The company began as a Zappos clone during a financial crisis and could have easily become a footnote in startup history. Instead, through relentless operational focus, strategic pivots at the right moments, and the discipline to invest through difficult periods, Zalando built something genuinely differentiated: pan-European logistics infrastructure, a trusted consumer brand, and a platform that connects brands, retailers, and consumers.
The challenges ahead are real. Ultra-fast fashion from China poses an existential competitive threat. Amazon continues its relentless expansion. European consumers face economic pressure. The About You integration requires careful execution.

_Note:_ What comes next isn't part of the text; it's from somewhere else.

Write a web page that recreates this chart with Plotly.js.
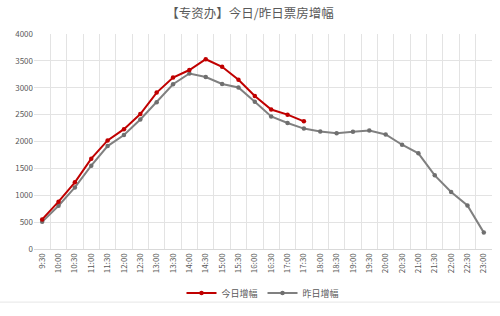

But Zalando has navigated challenges before. The company that survived the 2008 financial crisis, built profitable operations while losing money for six years, and transformed from retailer to platform has demonstrated adaptability.
Zalando, including ABOUT YOU, is expected to grow GMV and revenue until 2028 at a 5-year compound annual growth rate of between 5% and 10%. The combined group expects an adjusted EBIT margin in 2028 in the corridor of 6% to 8%.
Whether that guidance proves conservative or optimistic will depend on execution, competitive dynamics, and macroeconomic conditions that no one can predict. What is clear is that Zalando has built a business with genuine competitive advantages—scale, infrastructure, brand, and increasingly, technology—that will be very difficult for competitors to replicate.
In a European tech landscape often criticized for producing also-rans rather than leaders, Zalando stands as evidence that continental champions can emerge. "Zalando and ABOUT YOU are proof that Europe can produce growth companies for the digital age."
The company that started with two university friends carrying shoe boxes to the post office now processes hundreds of millions of orders annually, employs thousands of people across Europe, and serves as infrastructure for the entire European fashion industry. That trajectory—from clone to category leader—is the story of Zalando.